The Tiny Books Universe [Detail]

We live increasingly in a world of streams.

Twitter, Facebook and other forms of social media seduce us into a river-like model that sweeps us along, carried away on the current of conversations (if, that is, our thoughts even spark conversations).

The stream is relentless. You commit your ideas to it and hope, against hope, that they might find traction somewhere… anywhere.

To be a part of this stream is to be a part of something (or so we’re told). A short update here, a brief link to something there… feed the stream.

These fragments of thought are all too easily imparted, but when we live in the stream – in reality a torrent, that can easily sweep anything of lasting value away – we’re in danger of committing our thought to a world that often seems only interested in the superficial.
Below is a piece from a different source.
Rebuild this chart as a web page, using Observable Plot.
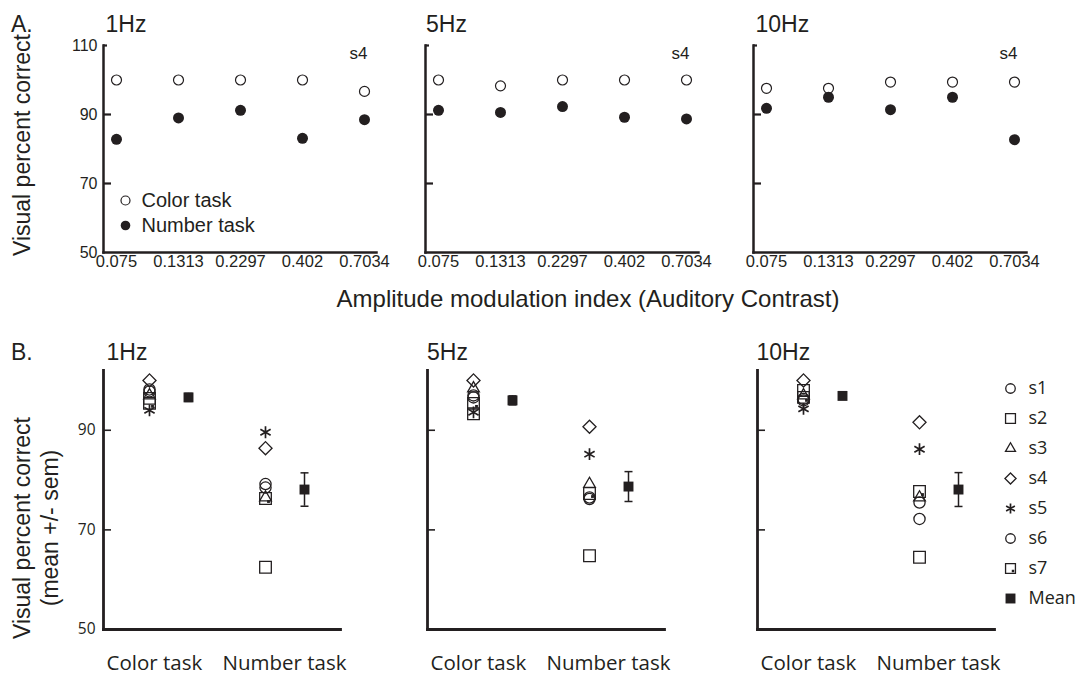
<!DOCTYPE html>
<html><head><meta charset="utf-8">
<script src="https://cdn.jsdelivr.net/npm/d3@7"></script>
<script src="https://cdn.jsdelivr.net/npm/@observablehq/plot@0.6"></script>
<style>
body{margin:0;background:#fff;}
#fig{position:relative;width:1078px;height:677px;overflow:hidden;background:#fff;}
#fig > div{position:absolute;}
#fig svg{overflow:visible;max-width:none;}
</style></head><body><div id="fig"></div>
<script>
// ---------- data: panel A (subject s4) ----------
const amIndex = ["0.075", "0.1313", "0.2297", "0.402", "0.7034"];
const frequencies = ["1Hz", "5Hz", "10Hz"];
const colorTaskA1 = [100, 100, 100, 100, 96.7];
const numberTaskA1 = [82.8, 89.0, 91.2, 83.1, 88.5];
const colorTaskA5 = [100, 98.3, 100, 100, 100];
const numberTaskA5 = [91.2, 90.6, 92.3, 89.2, 88.7];
const colorTaskA10 = [97.6, 97.6, 99.4, 99.4, 99.4];
const numberTaskA10 = [91.8, 95.0, 91.4, 95.0, 82.7];
const yTicksA = [110, 90, 70, 50];
const legendA = ["Color task", "Number task"];

// ---------- data: panel B (all subjects) ----------
const tasks = ["Color task", "Number task"];
const subjects = ["s1", "s2", "s3", "s4", "s5", "s6", "s7"];
const colorTaskB1 = [98.2, 96.4, 97.0, 100, 94.0, 97.8, 95.4];
const numberTaskB1 = [79.2, 62.5, 76.5, 86.4, 89.6, 78.5, 76.3];
const meanB1 = [96.6, 78.1];
const semB1 = [0.8, 3.35];
const colorTaskB5 = [97.0, 93.3, 98.4, 100, 93.6, 96.6, 95.4];
const numberTaskB5 = [76.5, 64.8, 79.2, 90.7, 85.2, 76.2, 77.3];
const meanB5 = [96.0, 78.7];
const semB5 = [0.9, 3.0];
const colorTaskB10 = [96.3, 98.0, 97.0, 100, 94.3, 96.0, 96.6];
const numberTaskB10 = [72.2, 64.5, 76.5, 91.6, 86.2, 75.5, 77.7];
const meanB10 = [96.9, 78.1];
const semB10 = [0.7, 3.4];
const yTicksB = [90, 70, 50];
const legendB = [...subjects, "Mean"];

// ---------- styling ----------
const INK = "#231f20";
const sansA = "'Liberation Sans', Arial, Helvetica, sans-serif";
const sansB = "'Open Sans', 'Liberation Sans', sans-serif";
const fig = document.getElementById("fig");
function place(el, left, top) {
  const d = document.createElement("div");
  d.style.left = left + "px"; d.style.top = top + "px";
  d.appendChild(el); fig.appendChild(d);
}
const capSymbol = {draw(ctx, size) { const w = Math.sqrt(size / Math.PI); ctx.moveTo(-w, 0); ctx.lineTo(w, 0); }};
const subjSymbol = {s1: "circle", s2: "square2", s3: "triangle2", s4: "diamond2", s5: "asterisk", s6: "circle", s7: "square2"};
const subjR = {s1: 5.6, s2: 7.4, s3: 5.6, s4: 5.9, s5: 5.6, s6: 5.6, s7: 7.4};
const subjW = {s1: 1.3, s2: 1.3, s3: 1.3, s4: 1.3, s5: 1.7, s6: 1.3, s7: 1.3};

// ---------- panel A ----------
function panelA(color, number, showLabels) {
  const cRows = amIndex.map((a, i) => ({a, v: color[i]}));
  const nRows = amIndex.map((a, i) => ({a, v: number[i]}));
  return Plot.plot({
    width: 381, height: 285, marginLeft: 103, marginRight: 5, marginTop: 45, marginBottom: 33,
    style: {background: "transparent", fontFamily: sansA, color: INK, overflow: "visible"},
    x: {type: "point", domain: amIndex, padding: 0.2, label: null},
    y: {domain: [50, 110], label: null},
    marks: [
      Plot.frame({anchor: "left", stroke: INK, strokeWidth: 2.5}),
      Plot.frame({anchor: "bottom", stroke: INK, strokeWidth: 2.5}),
      Plot.axisY({ticks: [90, 70], tickSize: 8, dx: 8, strokeWidth: 2.2, stroke: INK, fill: "none", label: null}),
      Plot.axisY({ticks: [110], tickSize: 4, dx: 4, strokeWidth: 2.2, stroke: INK, fill: "none", label: null}),
      showLabels ? Plot.axisY({ticks: yTicksA, tickSize: 0, tickPadding: 6, fontSize: 16, fill: INK, label: null}) : null,
      Plot.axisX({tickSize: 0, tickPadding: 3, fontSize: 16.5, fill: INK, label: null}),
      Plot.dot(cRows, {x: "a", y: "v", r: 5, stroke: INK, fill: "white", strokeWidth: 1.2}),
      Plot.dot(nRows, {x: "a", y: "v", r: 5.5, fill: INK, stroke: "none"}),
      Plot.text(["s4"], {text: d => d, frameAnchor: "top-right", textAnchor: "end", dx: -9, dy: 1, lineAnchor: "top", fontSize: 17, fill: INK})
    ]
  });
}

// ---------- panel B ----------
function panelB(color, number, mean, sem, showLabels) {
  const rows = subjects.flatMap((s, i) => [{task: tasks[0], s, v: color[i]}, {task: tasks[1], s, v: number[i]}]);
  const mRows = tasks.map((t, i) => ({task: t, m: mean[i], lo: mean[i] - sem[i], hi: mean[i] + sem[i]}));
  const ML = 103;
  return Plot.plot({
    width: 345, height: 337, marginLeft: ML, marginRight: 5, marginTop: 30, marginBottom: 48,
    style: {background: "transparent", fontFamily: sansB, color: INK, overflow: "visible"},
    x: {type: "point", domain: tasks, range: [ML + 46, ML + 162], padding: 0, label: null},
    y: {domain: [50, 102], label: null},
    marks: [
      Plot.frame({anchor: "left", stroke: INK, strokeWidth: 2.8}),
      Plot.frame({anchor: "bottom", stroke: INK, strokeWidth: 2.8}),
      Plot.axisY({ticks: [90, 70], tickSize: 8, dx: 8, strokeWidth: 1.6, stroke: INK, fill: "none", label: null}),
      showLabels ? Plot.axisY({ticks: yTicksB, tickSize: 0, tickPadding: 8, fontSize: 15.5, fill: INK, label: null}) : null,
      Plot.axisX({tickSize: 0, tickPadding: 26, textAnchor: "start", dx: -43, fontSize: 20.5, fill: INK, label: null}),
      ...subjects.map(s => Plot.dot(rows.filter(d => d.s === s), {x: "task", y: "v", symbol: subjSymbol[s], r: subjR[s], stroke: INK, fill: "none", strokeWidth: subjW[s]})),
      Plot.dot(rows.filter(d => d.s === "s7"), {x: "task", y: "v", symbol: "square", r: 1.6, fill: INK, dx: 3, dy: 3}),
      Plot.ruleX(mRows, {x: "task", y1: "lo", y2: "hi", dx: 39, stroke: INK, strokeWidth: 1.5}),
      Plot.dot(mRows, {x: "task", y: "lo", symbol: capSymbol, r: 4, dx: 39, stroke: INK, strokeWidth: 1.5}),
      Plot.dot(mRows, {x: "task", y: "hi", symbol: capSymbol, r: 4, dx: 39, stroke: INK, strokeWidth: 1.5}),
      Plot.dot(mRows, {x: "task", y: "m", symbol: "square", r: 5.6, dx: 39, fill: INK})
    ]
  });
}

// ---------- legends ----------
function legendPlotA() {
  return Plot.plot({
    width: 160, height: 60, marginLeft: 0, marginRight: 130, marginTop: 0, marginBottom: 0,
    style: {background: "transparent", fontFamily: sansA, color: INK, overflow: "visible"},
    x: {axis: null}, y: {type: "point", domain: legendA, range: [15, 40], padding: 0, axis: null},
    marks: [
      Plot.dot([legendA[0]], {y: d => d, r: 4.5, stroke: INK, fill: "white", strokeWidth: 1.2}),
      Plot.dot([legendA[1]], {y: d => d, r: 4.8, fill: INK}),
      Plot.text(legendA, {y: d => d, text: d => d, textAnchor: "start", dx: 16, fontSize: 20, fill: INK})
    ]
  });
}
function legendPlotB() {
  return Plot.plot({
    width: 78, height: 245, marginLeft: 0, marginRight: 58, marginTop: 0, marginBottom: 0,
    style: {background: "transparent", fontFamily: sansB, color: INK, overflow: "visible"},
    x: {axis: null}, y: {type: "point", domain: legendB, range: [15, 230], padding: 0, axis: null},
    marks: [
      ...subjects.map(s => Plot.dot([s], {y: d => d, symbol: subjSymbol[s], r: subjR[s] * 0.85, stroke: INK, fill: "none", strokeWidth: subjW[s]})),
      Plot.dot(["s7"], {y: d => d, symbol: "square", r: 1.4, fill: INK, dx: 2.5, dy: 2.5}),
      Plot.dot(["Mean"], {y: d => d, symbol: "square", r: 5.6, fill: INK}),
      Plot.text(legendB, {y: d => d, text: d => d, textAnchor: "start", dx: 18, fontSize: 18, fill: INK})
    ]
  });
}

// ---------- assemble ----------
place(panelA(colorTaskA1, numberTaskA1, true), 0, 0);
place(panelA(colorTaskA5, numberTaskA5, false), 322, 0);
place(panelA(colorTaskA10, numberTaskA10, false), 650, 0);
place(legendPlotA(), 110, 185);
place(panelB(colorTaskB1, numberTaskB1, meanB1, semB1, true), 0, 340);
place(panelB(colorTaskB5, numberTaskB5, meanB5, semB5, false), 324, 340);
place(panelB(colorTaskB10, numberTaskB10, meanB10, semB10, false), 654, 340);
place(legendPlotB(), 1000, 370);

// ---------- titles & axis titles ----------
const ov = d3.create("svg").attr("width", 1078).attr("height", 677)
  .style("position", "absolute").style("left", "0px").style("top", "0px").style("pointer-events", "none");
function label(x, y, s, size, family, anchor = "start", rotate = 0) {
  ov.append("text").attr("transform", `translate(${x},${y}) rotate(${rotate})`)
    .attr("text-anchor", anchor).attr("font-family", family).attr("font-size", size)
    .attr("fill", INK).text(s);
}
label(11, 32, "A.", 23, sansA);
label(11, 360, "B.", 23, sansA);
const titleX = [105.5, 426, 755.5];
frequencies.forEach((f, i) => { label(titleX[i], 32, f, 23, sansA); label(titleX[i] + 1, 360, f, 23, sansA); });
label(30, 145, "Visual percent correct", 23, sansA, "middle", -90);
label(588, 307, "Amplitude modulation index (Auditory Contrast)", 24, sansA, "middle");
label(30, 528, "Visual percent correct", 23, sansA, "middle", -90);
label(58, 528, "(mean +/- sem)", 23, sansA, "middle", -90);
fig.appendChild(ov.node());
</script></body></html>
I’m beginning to question the need to be immersed in this river.

The stream is seductive, of course. It’s fuelled by a fear of missing out. We’re led to believe that turning our backs on the wealth of social media platforms that vie for our attention will leave us isolated, disconnected from the masses immersed in the rapids that are hurriedly moving forth.

However – if we’re not careful – we can get swept along by the stream and find our thinking lost all too quickly in a relentless torrent of fragments. Shallow shortform thoughts are easily swept away.

This idea – of shallow thought, versus deep thought – is something I’ve been thinking about a great deal of late (thanks, in no small part, to a decision I made on 1 January, 2017 to forego the shallows of social media streams – Twitter, in particular – in favour of spending more time reading, thinking and aiming to share thoughts that were more fully thought through).

Deep thought – by its nature much harder to mine – is where I believe the real value lies.

Over the holiday period I read and re-read Cal Newport’s Deep Work: Rules for Focused Success in a Distracted World and, whilst I might not agree with the entirety of Newport’s thinking, the book did force me to question the sheer quantity of time I was committing to what you might term ‘shallow outputs’.

As an educator, one of my roles is to signpost interesting thinking and, for the last year, I invested a great deal of time sharing links to interesting articles and other discoveries via Twitter. I hoped that by doing so I might point my students, and others, in interesting directions.

On balance, however, I think the effort I expended on this was, for the most part, sadly wasted. Looking back I think the time I expended in the stream would have been better spent elsewhere.

This line – from a recent post by Newport – shouted at me from the screen:

Deep, audacious results are the only currency that matters.

It might seem obvious – it is to me, now – but deep, audacious results (the result of deep, audacious thoughts) are less likely to emerge in the fragmentary streams we currently find ourselves immersed in. We need to focus on life beyond the stream.

To find the ideas that matter – the ideas that really last – it might be an idea to step out of the stream altogether.

If we do that, I believe, we might share ideas of value to an audience that is crying out for more – much more – than 140 character status updates.